▶ **TASK REQUIREMENTS**
Find the lines with "draws" in them and copy them out.

═══ DATA FOR PROCESSING ═══

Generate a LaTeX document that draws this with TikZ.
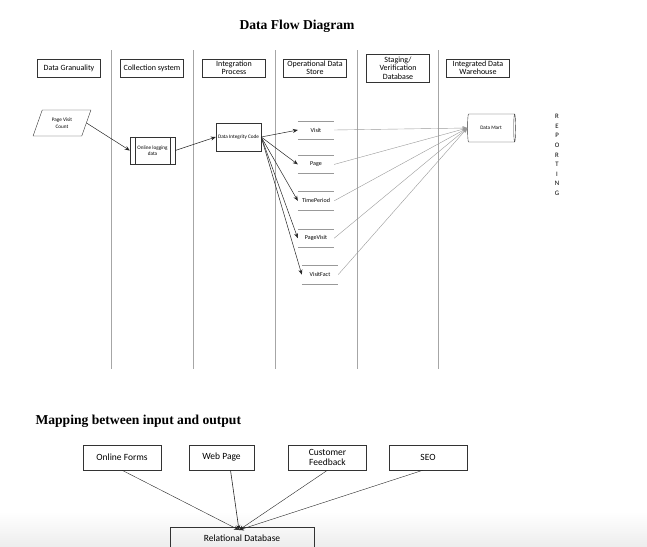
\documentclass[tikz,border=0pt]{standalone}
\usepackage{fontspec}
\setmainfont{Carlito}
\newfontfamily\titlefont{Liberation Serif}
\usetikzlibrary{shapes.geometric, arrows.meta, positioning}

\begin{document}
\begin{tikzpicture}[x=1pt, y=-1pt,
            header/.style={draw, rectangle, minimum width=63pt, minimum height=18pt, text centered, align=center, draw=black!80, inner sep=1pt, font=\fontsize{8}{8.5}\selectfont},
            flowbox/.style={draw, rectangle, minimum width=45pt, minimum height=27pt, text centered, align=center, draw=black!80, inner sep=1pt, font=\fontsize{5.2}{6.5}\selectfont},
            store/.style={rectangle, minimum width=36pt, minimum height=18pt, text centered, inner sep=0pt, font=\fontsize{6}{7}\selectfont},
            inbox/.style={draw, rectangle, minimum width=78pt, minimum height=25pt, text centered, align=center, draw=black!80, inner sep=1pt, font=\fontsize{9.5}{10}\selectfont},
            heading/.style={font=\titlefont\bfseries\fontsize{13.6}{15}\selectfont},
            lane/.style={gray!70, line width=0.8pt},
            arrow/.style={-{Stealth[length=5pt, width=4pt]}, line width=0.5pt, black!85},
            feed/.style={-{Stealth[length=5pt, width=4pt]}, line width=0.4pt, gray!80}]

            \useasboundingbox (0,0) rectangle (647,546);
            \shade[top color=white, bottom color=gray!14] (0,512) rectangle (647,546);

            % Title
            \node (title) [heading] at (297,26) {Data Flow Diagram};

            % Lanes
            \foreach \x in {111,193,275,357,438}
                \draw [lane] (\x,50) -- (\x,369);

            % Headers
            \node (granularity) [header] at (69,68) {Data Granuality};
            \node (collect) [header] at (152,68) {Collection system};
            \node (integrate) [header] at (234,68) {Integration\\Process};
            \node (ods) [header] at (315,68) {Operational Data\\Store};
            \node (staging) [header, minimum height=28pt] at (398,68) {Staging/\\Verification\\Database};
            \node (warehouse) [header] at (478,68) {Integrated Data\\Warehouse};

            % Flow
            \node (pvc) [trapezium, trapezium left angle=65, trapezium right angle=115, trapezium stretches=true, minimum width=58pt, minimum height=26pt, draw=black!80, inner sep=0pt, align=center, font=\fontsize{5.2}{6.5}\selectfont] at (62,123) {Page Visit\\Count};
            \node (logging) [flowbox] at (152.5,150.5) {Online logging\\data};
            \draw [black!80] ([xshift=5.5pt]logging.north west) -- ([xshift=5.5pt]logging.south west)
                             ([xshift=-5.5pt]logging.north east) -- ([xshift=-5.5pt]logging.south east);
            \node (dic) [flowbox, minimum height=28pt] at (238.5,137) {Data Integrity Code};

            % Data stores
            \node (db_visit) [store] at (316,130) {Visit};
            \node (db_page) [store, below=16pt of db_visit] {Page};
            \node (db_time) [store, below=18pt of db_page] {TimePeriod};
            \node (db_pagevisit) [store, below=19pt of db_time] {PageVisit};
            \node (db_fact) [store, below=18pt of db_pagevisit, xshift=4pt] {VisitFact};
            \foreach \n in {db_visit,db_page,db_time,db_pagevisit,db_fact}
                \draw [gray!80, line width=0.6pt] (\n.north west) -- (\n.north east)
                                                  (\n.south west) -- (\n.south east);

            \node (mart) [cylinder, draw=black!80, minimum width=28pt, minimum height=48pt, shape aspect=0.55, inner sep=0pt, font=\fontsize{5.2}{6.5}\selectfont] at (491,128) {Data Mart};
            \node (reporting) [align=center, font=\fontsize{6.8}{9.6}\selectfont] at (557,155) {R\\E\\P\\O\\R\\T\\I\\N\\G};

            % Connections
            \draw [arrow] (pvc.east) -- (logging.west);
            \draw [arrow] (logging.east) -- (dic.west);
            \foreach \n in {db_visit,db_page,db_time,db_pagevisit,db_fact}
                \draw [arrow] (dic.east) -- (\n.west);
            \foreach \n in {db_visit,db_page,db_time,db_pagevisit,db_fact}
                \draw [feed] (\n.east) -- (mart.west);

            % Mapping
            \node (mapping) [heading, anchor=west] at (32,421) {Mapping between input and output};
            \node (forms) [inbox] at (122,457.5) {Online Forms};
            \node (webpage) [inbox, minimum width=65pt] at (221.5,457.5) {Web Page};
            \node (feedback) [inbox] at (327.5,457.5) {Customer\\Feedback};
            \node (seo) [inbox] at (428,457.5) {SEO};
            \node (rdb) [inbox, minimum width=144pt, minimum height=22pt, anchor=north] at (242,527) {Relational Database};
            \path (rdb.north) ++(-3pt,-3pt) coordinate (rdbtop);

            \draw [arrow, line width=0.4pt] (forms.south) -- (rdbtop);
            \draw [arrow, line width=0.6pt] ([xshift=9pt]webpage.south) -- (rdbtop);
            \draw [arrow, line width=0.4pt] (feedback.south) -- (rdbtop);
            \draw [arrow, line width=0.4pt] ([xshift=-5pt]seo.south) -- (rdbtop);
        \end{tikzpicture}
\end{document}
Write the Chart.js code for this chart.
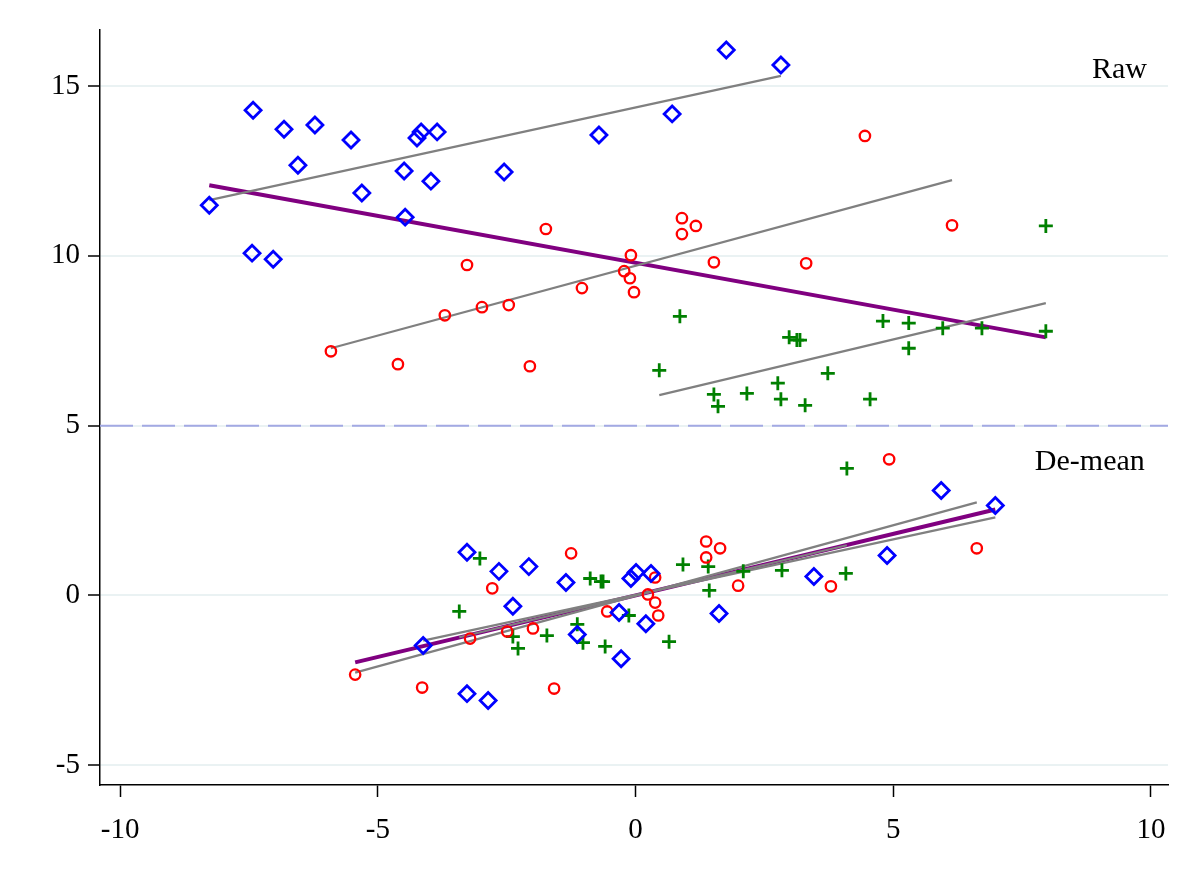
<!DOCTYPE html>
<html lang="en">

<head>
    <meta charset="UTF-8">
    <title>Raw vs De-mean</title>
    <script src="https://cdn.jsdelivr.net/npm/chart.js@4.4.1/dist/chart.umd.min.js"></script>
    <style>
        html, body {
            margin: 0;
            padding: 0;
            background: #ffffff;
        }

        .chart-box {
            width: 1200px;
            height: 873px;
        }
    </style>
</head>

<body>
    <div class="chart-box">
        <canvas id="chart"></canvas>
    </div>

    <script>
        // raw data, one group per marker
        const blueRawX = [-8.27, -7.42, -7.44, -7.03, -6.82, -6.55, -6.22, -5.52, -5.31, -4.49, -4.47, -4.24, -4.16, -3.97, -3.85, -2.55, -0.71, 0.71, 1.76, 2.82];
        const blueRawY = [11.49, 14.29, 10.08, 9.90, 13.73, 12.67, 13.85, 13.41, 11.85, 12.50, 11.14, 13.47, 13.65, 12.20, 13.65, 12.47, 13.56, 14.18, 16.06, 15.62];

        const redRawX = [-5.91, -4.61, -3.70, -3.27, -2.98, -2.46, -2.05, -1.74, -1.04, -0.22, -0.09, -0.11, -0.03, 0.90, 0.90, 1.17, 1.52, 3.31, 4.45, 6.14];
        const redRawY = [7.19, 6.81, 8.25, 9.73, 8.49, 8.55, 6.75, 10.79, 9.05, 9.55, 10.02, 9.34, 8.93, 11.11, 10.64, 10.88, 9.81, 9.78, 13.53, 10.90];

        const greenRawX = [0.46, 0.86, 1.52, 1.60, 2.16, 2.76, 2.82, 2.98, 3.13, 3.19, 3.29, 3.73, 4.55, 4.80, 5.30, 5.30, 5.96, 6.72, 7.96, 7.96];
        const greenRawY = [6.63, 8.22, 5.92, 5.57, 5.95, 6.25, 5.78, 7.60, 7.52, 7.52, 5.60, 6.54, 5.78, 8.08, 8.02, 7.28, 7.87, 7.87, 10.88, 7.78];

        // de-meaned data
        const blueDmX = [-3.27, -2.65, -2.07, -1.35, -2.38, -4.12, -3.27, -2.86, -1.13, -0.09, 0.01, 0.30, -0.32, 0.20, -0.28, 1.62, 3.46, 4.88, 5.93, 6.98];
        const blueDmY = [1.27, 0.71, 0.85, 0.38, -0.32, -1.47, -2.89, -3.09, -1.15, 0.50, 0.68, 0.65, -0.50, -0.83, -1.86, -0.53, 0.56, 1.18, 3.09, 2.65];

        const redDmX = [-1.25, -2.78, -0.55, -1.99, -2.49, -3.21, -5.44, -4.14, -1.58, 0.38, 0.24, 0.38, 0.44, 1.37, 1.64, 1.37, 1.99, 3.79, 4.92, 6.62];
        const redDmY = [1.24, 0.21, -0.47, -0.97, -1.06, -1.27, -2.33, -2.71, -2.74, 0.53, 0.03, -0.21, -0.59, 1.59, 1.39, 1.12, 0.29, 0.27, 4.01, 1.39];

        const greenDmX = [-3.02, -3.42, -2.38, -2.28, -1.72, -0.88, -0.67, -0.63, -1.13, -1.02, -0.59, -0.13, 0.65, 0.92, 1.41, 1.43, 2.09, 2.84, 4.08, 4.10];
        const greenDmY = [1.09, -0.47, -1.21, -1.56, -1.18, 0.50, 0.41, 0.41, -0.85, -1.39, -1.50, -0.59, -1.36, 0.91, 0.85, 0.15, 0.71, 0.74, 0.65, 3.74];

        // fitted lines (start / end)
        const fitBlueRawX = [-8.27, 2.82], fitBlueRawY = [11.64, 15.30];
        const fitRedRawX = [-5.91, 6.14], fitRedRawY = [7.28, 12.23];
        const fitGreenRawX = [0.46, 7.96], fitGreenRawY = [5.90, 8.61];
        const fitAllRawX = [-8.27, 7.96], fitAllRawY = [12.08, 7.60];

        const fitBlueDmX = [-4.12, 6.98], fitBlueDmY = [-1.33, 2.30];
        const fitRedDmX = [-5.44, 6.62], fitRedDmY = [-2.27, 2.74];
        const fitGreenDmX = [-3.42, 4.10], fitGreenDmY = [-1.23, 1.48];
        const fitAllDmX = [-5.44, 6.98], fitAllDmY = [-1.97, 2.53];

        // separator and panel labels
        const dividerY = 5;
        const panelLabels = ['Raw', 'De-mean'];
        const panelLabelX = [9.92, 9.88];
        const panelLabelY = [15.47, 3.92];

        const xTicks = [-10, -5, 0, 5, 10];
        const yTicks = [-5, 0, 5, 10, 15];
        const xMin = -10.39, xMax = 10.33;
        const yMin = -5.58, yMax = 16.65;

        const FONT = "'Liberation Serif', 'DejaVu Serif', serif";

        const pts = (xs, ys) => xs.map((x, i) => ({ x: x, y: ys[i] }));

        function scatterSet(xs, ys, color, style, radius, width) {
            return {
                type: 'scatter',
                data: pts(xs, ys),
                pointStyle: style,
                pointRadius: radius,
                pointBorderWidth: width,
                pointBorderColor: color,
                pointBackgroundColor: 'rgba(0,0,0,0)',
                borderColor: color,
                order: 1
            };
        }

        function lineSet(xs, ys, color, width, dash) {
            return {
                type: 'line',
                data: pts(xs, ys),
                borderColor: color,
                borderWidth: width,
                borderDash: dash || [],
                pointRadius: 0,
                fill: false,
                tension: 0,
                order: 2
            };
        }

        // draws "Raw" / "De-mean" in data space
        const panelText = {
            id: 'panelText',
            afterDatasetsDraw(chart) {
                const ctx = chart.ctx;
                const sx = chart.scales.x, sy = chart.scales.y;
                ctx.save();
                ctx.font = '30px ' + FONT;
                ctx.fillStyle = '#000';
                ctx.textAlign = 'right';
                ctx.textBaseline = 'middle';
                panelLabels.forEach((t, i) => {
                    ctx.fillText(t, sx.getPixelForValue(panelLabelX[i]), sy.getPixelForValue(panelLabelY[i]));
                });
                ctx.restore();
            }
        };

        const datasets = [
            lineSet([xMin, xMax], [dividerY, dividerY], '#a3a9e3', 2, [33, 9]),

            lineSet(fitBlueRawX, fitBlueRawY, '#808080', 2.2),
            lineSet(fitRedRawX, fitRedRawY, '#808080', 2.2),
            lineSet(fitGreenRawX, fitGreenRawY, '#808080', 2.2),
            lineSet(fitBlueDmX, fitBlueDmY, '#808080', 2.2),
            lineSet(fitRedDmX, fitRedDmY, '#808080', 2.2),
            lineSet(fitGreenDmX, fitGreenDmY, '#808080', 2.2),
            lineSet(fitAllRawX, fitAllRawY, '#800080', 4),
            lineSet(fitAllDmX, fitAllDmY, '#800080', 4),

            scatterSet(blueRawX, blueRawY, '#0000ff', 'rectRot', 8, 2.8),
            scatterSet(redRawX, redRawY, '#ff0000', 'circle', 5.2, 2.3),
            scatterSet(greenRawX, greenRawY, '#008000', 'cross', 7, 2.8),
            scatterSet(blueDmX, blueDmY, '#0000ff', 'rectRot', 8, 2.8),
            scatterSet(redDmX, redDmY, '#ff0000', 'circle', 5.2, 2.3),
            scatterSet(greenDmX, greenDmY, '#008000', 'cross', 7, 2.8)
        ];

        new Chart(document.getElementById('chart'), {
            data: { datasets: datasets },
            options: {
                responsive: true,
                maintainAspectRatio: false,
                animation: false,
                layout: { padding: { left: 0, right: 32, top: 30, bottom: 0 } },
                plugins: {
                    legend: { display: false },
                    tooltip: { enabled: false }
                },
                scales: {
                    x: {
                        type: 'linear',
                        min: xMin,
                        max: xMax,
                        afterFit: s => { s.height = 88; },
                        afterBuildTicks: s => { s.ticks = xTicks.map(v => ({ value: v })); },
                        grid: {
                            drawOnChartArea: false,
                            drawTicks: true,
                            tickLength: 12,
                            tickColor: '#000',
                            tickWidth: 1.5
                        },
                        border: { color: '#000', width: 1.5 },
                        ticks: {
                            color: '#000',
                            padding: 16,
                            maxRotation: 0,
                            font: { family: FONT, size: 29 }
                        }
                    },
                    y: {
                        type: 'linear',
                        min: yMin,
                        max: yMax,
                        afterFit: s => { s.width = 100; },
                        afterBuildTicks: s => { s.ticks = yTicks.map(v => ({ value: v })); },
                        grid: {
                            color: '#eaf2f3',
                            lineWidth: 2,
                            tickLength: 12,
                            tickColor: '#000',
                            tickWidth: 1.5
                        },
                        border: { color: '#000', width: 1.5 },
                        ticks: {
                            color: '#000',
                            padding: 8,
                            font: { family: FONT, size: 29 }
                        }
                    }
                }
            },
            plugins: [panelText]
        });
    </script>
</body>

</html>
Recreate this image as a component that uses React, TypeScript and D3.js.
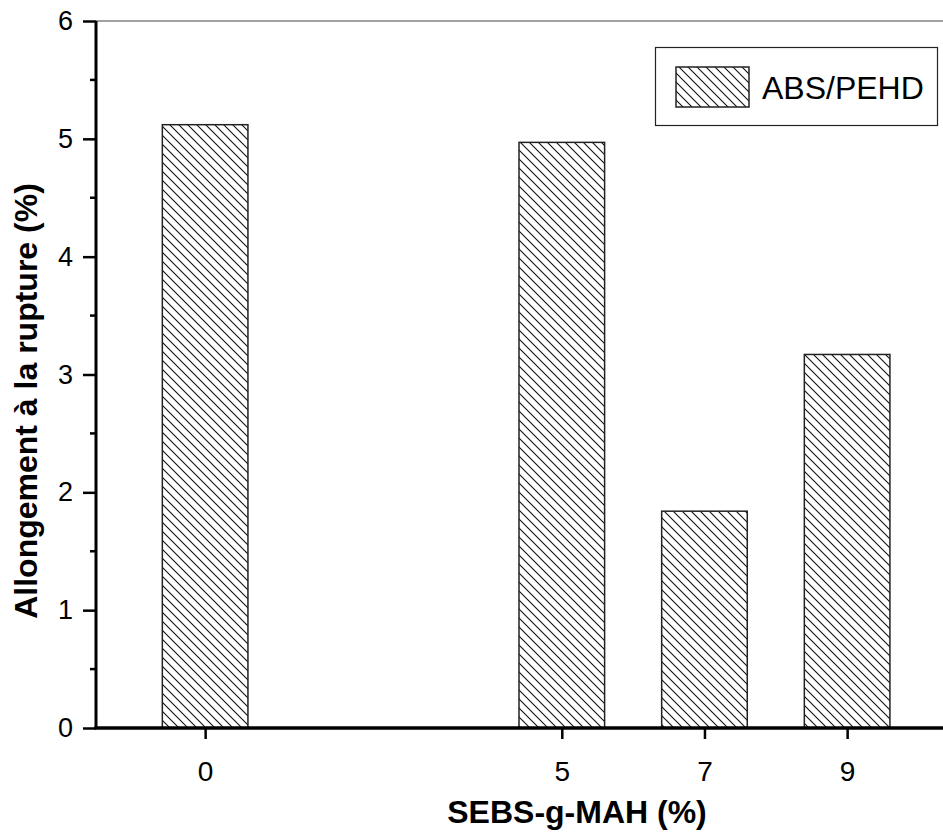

═══

▶ **THE REPLY**
Generate a LaTeX document that draws this with TikZ.
        // draws "Raw" / "De-mean" in data space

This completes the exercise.